** Start Data excerpt **

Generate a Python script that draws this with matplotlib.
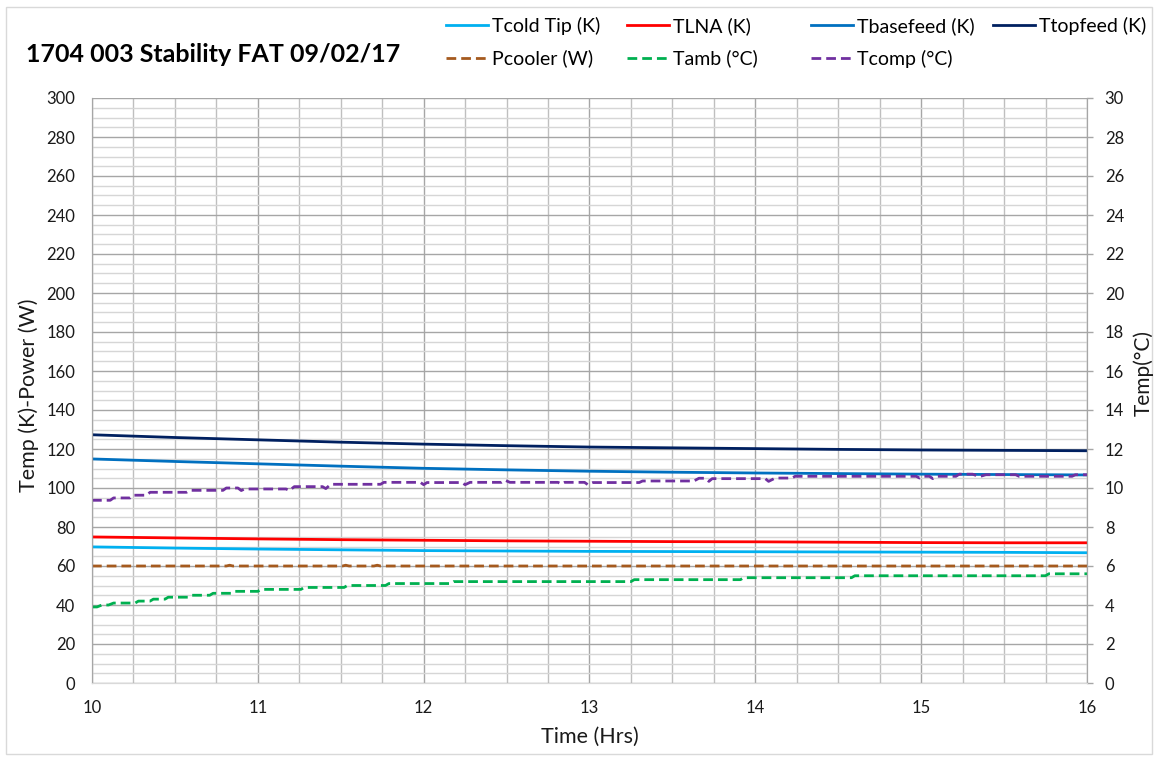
import matplotlib
matplotlib.use('Agg')
import matplotlib.pyplot as plt
from matplotlib.patches import Rectangle
from matplotlib.ticker import MultipleLocator

plt.rcParams['font.family'] = ['Lato', 'DejaVu Sans']

# smooth channels (K / W), time in hours
t_smooth = [10.0, 10.5, 11.0, 11.5, 12.0, 12.5, 13.0, 13.5, 14.0, 14.5, 15.0, 15.5, 16.0]
ttopfeed = [127.3, 125.9, 124.7, 123.5, 122.5, 121.7, 121.0, 120.6, 120.2, 119.8, 119.5, 119.3, 119.1]
tbasefeed = [114.9, 113.6, 112.4, 111.2, 110.1, 109.3, 108.6, 108.1, 107.7, 107.4, 107.1, 106.9, 106.7]
tlna = [74.9, 74.4, 73.9, 73.5, 73.2, 72.9, 72.7, 72.5, 72.4, 72.2, 72.0, 71.9, 71.9]
tcold = [69.8, 69.2, 68.7, 68.3, 67.9, 67.7, 67.5, 67.4, 67.3, 67.2, 67.1, 67.0, 66.8]

t_pcool = [10.0, 10.81, 10.83, 10.85, 11.51, 11.53, 11.55, 11.70, 11.72, 11.74, 16.0]
pcooler = [60.0, 60.0, 60.4, 60.0, 60.0, 60.4, 60.0, 60.0, 60.4, 60.0, 60.0]

# right axis channels (degC)
t_amb = [10.00, 10.03, 10.06, 10.10, 10.13, 10.26, 10.28, 10.35, 10.37, 10.44, 10.46, 10.58,
         10.60, 10.71, 10.73, 10.84, 10.86, 11.00, 11.02, 11.26, 11.28, 11.52, 11.54, 11.77,
         11.79, 12.16, 12.18, 13.25, 13.27, 13.91, 13.93, 14.58, 14.60, 15.75, 15.77, 16.00]
tamb = [3.9, 3.9, 4.0, 4.0, 4.1, 4.1, 4.2, 4.2, 4.3, 4.3, 4.4, 4.4,
        4.5, 4.5, 4.6, 4.6, 4.7, 4.7, 4.8, 4.8, 4.9, 4.9, 5.0, 5.0,
        5.1, 5.1, 5.2, 5.2, 5.3, 5.3, 5.4, 5.4, 5.5, 5.5, 5.6, 5.6]

t_comp = [10.00, 10.11, 10.13, 10.23, 10.25, 10.33, 10.35, 10.57, 10.59, 10.79,
          10.81, 10.88, 10.90, 10.92, 11.17, 11.19, 11.22, 11.39, 11.41, 11.44,
          11.74, 11.76, 11.98, 12.00, 12.02, 12.23, 12.25, 12.28, 12.47, 12.49,
          12.52, 12.81, 12.83, 12.85, 12.97, 12.99, 13.02, 13.30, 13.32, 13.63,
          13.66, 13.70, 13.72, 13.74, 14.06, 14.08, 14.12, 14.22, 14.24, 14.97,
          14.99, 15.01, 15.05, 15.07, 15.10, 15.21, 15.23, 15.31, 15.35, 15.39,
          15.57, 15.59, 15.91, 15.93, 16.00]
tcomp = [9.37, 9.37, 9.49, 9.49, 9.63, 9.63, 9.78, 9.78, 9.88, 9.88,
         10.00, 10.00, 9.87, 9.95, 9.95, 9.87, 10.07, 10.07, 9.97, 10.19,
         10.19, 10.29, 10.29, 10.17, 10.28, 10.28, 10.17, 10.29, 10.29, 10.40,
         10.29, 10.29, 10.21, 10.29, 10.29, 10.17, 10.28, 10.28, 10.36, 10.36,
         10.50, 10.50, 10.34, 10.48, 10.48, 10.34, 10.51, 10.51, 10.60, 10.60,
         10.51, 10.60, 10.60, 10.48, 10.60, 10.60, 10.71, 10.71, 10.58, 10.68,
         10.68, 10.60, 10.60, 10.68, 10.68]

W, H = 1158, 761
fig = plt.figure(figsize=(W / 100, H / 100), dpi=100)
ax = fig.add_axes([92 / W, 1 - 683 / H, 995 / W, 585 / H])
ax2 = ax.twinx()

dash = (3.5, 1.8)
l1, = ax.plot(t_smooth, tcold, color='#00B0F0', lw=2, label='Tcold Tip (K)')
l2, = ax.plot(t_smooth, tlna, color='#FF0000', lw=2, label='TLNA (K)')
l3, = ax.plot(t_smooth, tbasefeed, color='#0070C0', lw=2, label='Tbasefeed (K)')
l4, = ax.plot(t_smooth, ttopfeed, color='#002060', lw=2, label='Ttopfeed (K)')
l5, = ax.plot(t_pcool, pcooler, color='#A55A1E', lw=2, dashes=dash, label='Pcooler (W)')
l6, = ax2.plot(t_amb, tamb, color='#00B050', lw=2, dashes=dash, label='Tamb (°C)')
l7, = ax2.plot(t_comp, tcomp, color='#7030A0', lw=2, dashes=dash, label='Tcomp (°C)')

ax.set_xlim(10, 16)
ax.set_ylim(0, 300)
ax2.set_ylim(0, 30)
ax.xaxis.set_major_locator(MultipleLocator(1))
ax.xaxis.set_minor_locator(MultipleLocator(0.25))
ax.yaxis.set_major_locator(MultipleLocator(20))
ax.yaxis.set_minor_locator(MultipleLocator(5))
ax2.yaxis.set_major_locator(MultipleLocator(2))

ax.set_axisbelow(True)
ax.grid(which='major', axis='both', color='#a6a6a6', lw=1)
ax.grid(which='minor', axis='y', color='#d6d6d6', lw=1)
ax.grid(which='minor', axis='x', color='#bfbfbf', lw=1)

txt = '#1a1a1a'
ax.tick_params(axis='y', which='both', length=0, pad=12, labelsize=12, labelcolor=txt)
ax.tick_params(axis='x', which='both', length=0, pad=12.5, labelsize=12, labelcolor=txt)
ax2.tick_params(axis='y', length=4.3, width=1, color='#a6a6a6', direction='out', pad=8.5,
                labelsize=12, labelcolor=txt)

for a in (ax, ax2):
    a.spines['top'].set_visible(False)
    a.spines['left'].set_color('#a6a6a6')
    a.spines['right'].set_color('#a6a6a6')
    a.spines['bottom'].set_color('#d9d9d9')

fig.text(26 / W, 1 - 54 / H, '1704 003 Stability FAT 09/02/17', fontsize=18,
         fontweight='bold', color='black', ha='left', va='center')
fig.text(29 / W, 1 - 395 / H, 'Temp (K)-Power (W)', rotation=90, fontsize=15.5,
         color=txt, ha='center', va='center')
fig.text(1143 / W, 1 - 373 / H, 'Temp(°C)', rotation=90, fontsize=15,
         color=txt, ha='center', va='center')
fig.text(590 / W, 1 - 737 / H, 'Time (Hrs)', fontsize=15.5, color=txt,
         ha='center', va='center')

# legend: 4 equal-width columns, two rows
cols = [[l1, l5], [l2, l6], [l3, l7], [l4]]
col_x = [446, 627, 811, 993]
for hs, x in zip(cols, col_x):
    fig.legend(handles=hs, loc='upper left', bbox_to_anchor=(x / W, 1 - 17 / H),
               frameon=False, fontsize=14, borderpad=0, borderaxespad=0,
               handlelength=2.15, handletextpad=0.2, labelspacing=0.75)

fig.add_artist(Rectangle((6 / W, 7 / H), 1 - 12 / W, 1 - 14 / H, transform=fig.transFigure,
                         fill=False, edgecolor='#d9d9d9', lw=1))

fig.savefig('out.png', dpi=100)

** End Data excerpt **

Repeat the full listing above exactly, with no pictures in the copy.

[Task output]:
Generate a Python script that draws this with matplotlib.
import matplotlib
matplotlib.use('Agg')
import matplotlib.pyplot as plt
from matplotlib.patches import Rectangle
from matplotlib.ticker import MultipleLocator

plt.rcParams['font.family'] = ['Lato', 'DejaVu Sans']

# smooth channels (K / W), time in hours
t_smooth = [10.0, 10.5, 11.0, 11.5, 12.0, 12.5, 13.0, 13.5, 14.0, 14.5, 15.0, 15.5, 16.0]
ttopfeed = [127.3, 125.9, 124.7, 123.5, 122.5, 121.7, 121.0, 120.6, 120.2, 119.8, 119.5, 119.3, 119.1]
tbasefeed = [114.9, 113.6, 112.4, 111.2, 110.1, 109.3, 108.6, 108.1, 107.7, 107.4, 107.1, 106.9, 106.7]
tlna = [74.9, 74.4, 73.9, 73.5, 73.2, 72.9, 72.7, 72.5, 72.4, 72.2, 72.0, 71.9, 71.9]
tcold = [69.8, 69.2, 68.7, 68.3, 67.9, 67.7, 67.5, 67.4, 67.3, 67.2, 67.1, 67.0, 66.8]

t_pcool = [10.0, 10.81, 10.83, 10.85, 11.51, 11.53, 11.55, 11.70, 11.72, 11.74, 16.0]
pcooler = [60.0, 60.0, 60.4, 60.0, 60.0, 60.4, 60.0, 60.0, 60.4, 60.0, 60.0]

# right axis channels (degC)
t_amb = [10.00, 10.03, 10.06, 10.10, 10.13, 10.26, 10.28, 10.35, 10.37, 10.44, 10.46, 10.58,
         10.60, 10.71, 10.73, 10.84, 10.86, 11.00, 11.02, 11.26, 11.28, 11.52, 11.54, 11.77,
         11.79, 12.16, 12.18, 13.25, 13.27, 13.91, 13.93, 14.58, 14.60, 15.75, 15.77, 16.00]
tamb = [3.9, 3.9, 4.0, 4.0, 4.1, 4.1, 4.2, 4.2, 4.3, 4.3, 4.4, 4.4,
        4.5, 4.5, 4.6, 4.6, 4.7, 4.7, 4.8, 4.8, 4.9, 4.9, 5.0, 5.0,
        5.1, 5.1, 5.2, 5.2, 5.3, 5.3, 5.4, 5.4, 5.5, 5.5, 5.6, 5.6]

t_comp = [10.00, 10.11, 10.13, 10.23, 10.25, 10.33, 10.35, 10.57, 10.59, 10.79,
          10.81, 10.88, 10.90, 10.92, 11.17, 11.19, 11.22, 11.39, 11.41, 11.44,
          11.74, 11.76, 11.98, 12.00, 12.02, 12.23, 12.25, 12.28, 12.47, 12.49,
          12.52, 12.81, 12.83, 12.85, 12.97, 12.99, 13.02, 13.30, 13.32, 13.63,
          13.66, 13.70, 13.72, 13.74, 14.06, 14.08, 14.12, 14.22, 14.24, 14.97,
          14.99, 15.01, 15.05, 15.07, 15.10, 15.21, 15.23, 15.31, 15.35, 15.39,
          15.57, 15.59, 15.91, 15.93, 16.00]
tcomp = [9.37, 9.37, 9.49, 9.49, 9.63, 9.63, 9.78, 9.78, 9.88, 9.88,
         10.00, 10.00, 9.87, 9.95, 9.95, 9.87, 10.07, 10.07, 9.97, 10.19,
         10.19, 10.29, 10.29, 10.17, 10.28, 10.28, 10.17, 10.29, 10.29, 10.40,
         10.29, 10.29, 10.21, 10.29, 10.29, 10.17, 10.28, 10.28, 10.36, 10.36,
         10.50, 10.50, 10.34, 10.48, 10.48, 10.34, 10.51, 10.51, 10.60, 10.60,
         10.51, 10.60, 10.60, 10.48, 10.60, 10.60, 10.71, 10.71, 10.58, 10.68,
         10.68, 10.60, 10.60, 10.68, 10.68]

W, H = 1158, 761
fig = plt.figure(figsize=(W / 100, H / 100), dpi=100)
ax = fig.add_axes([92 / W, 1 - 683 / H, 995 / W, 585 / H])
ax2 = ax.twinx()

dash = (3.5, 1.8)
l1, = ax.plot(t_smooth, tcold, color='#00B0F0', lw=2, label='Tcold Tip (K)')
l2, = ax.plot(t_smooth, tlna, color='#FF0000', lw=2, label='TLNA (K)')
l3, = ax.plot(t_smooth, tbasefeed, color='#0070C0', lw=2, label='Tbasefeed (K)')
l4, = ax.plot(t_smooth, ttopfeed, color='#002060', lw=2, label='Ttopfeed (K)')
l5, = ax.plot(t_pcool, pcooler, color='#A55A1E', lw=2, dashes=dash, label='Pcooler (W)')
l6, = ax2.plot(t_amb, tamb, color='#00B050', lw=2, dashes=dash, label='Tamb (°C)')
l7, = ax2.plot(t_comp, tcomp, color='#7030A0', lw=2, dashes=dash, label='Tcomp (°C)')

ax.set_xlim(10, 16)
ax.set_ylim(0, 300)
ax2.set_ylim(0, 30)
ax.xaxis.set_major_locator(MultipleLocator(1))
ax.xaxis.set_minor_locator(MultipleLocator(0.25))
ax.yaxis.set_major_locator(MultipleLocator(20))
ax.yaxis.set_minor_locator(MultipleLocator(5))
ax2.yaxis.set_major_locator(MultipleLocator(2))

ax.set_axisbelow(True)
ax.grid(which='major', axis='both', color='#a6a6a6', lw=1)
ax.grid(which='minor', axis='y', color='#d6d6d6', lw=1)
ax.grid(which='minor', axis='x', color='#bfbfbf', lw=1)

txt = '#1a1a1a'
ax.tick_params(axis='y', which='both', length=0, pad=12, labelsize=12, labelcolor=txt)
ax.tick_params(axis='x', which='both', length=0, pad=12.5, labelsize=12, labelcolor=txt)
ax2.tick_params(axis='y', length=4.3, width=1, color='#a6a6a6', direction='out', pad=8.5,
                labelsize=12, labelcolor=txt)

for a in (ax, ax2):
    a.spines['top'].set_visible(False)
    a.spines['left'].set_color('#a6a6a6')
    a.spines['right'].set_color('#a6a6a6')
    a.spines['bottom'].set_color('#d9d9d9')

fig.text(26 / W, 1 - 54 / H, '1704 003 Stability FAT 09/02/17', fontsize=18,
         fontweight='bold', color='black', ha='left', va='center')
fig.text(29 / W, 1 - 395 / H, 'Temp (K)-Power (W)', rotation=90, fontsize=15.5,
         color=txt, ha='center', va='center')
fig.text(1143 / W, 1 - 373 / H, 'Temp(°C)', rotation=90, fontsize=15,
         color=txt, ha='center', va='center')
fig.text(590 / W, 1 - 737 / H, 'Time (Hrs)', fontsize=15.5, color=txt,
         ha='center', va='center')

# legend: 4 equal-width columns, two rows
cols = [[l1, l5], [l2, l6], [l3, l7], [l4]]
col_x = [446, 627, 811, 993]
for hs, x in zip(cols, col_x):
    fig.legend(handles=hs, loc='upper left', bbox_to_anchor=(x / W, 1 - 17 / H),
               frameon=False, fontsize=14, borderpad=0, borderaxespad=0,
               handlelength=2.15, handletextpad=0.2, labelspacing=0.75)

fig.add_artist(Rectangle((6 / W, 7 / H), 1 - 12 / W, 1 - 14 / H, transform=fig.transFigure,
                         fill=False, edgecolor='#d9d9d9', lw=1))

fig.savefig('out.png', dpi=100)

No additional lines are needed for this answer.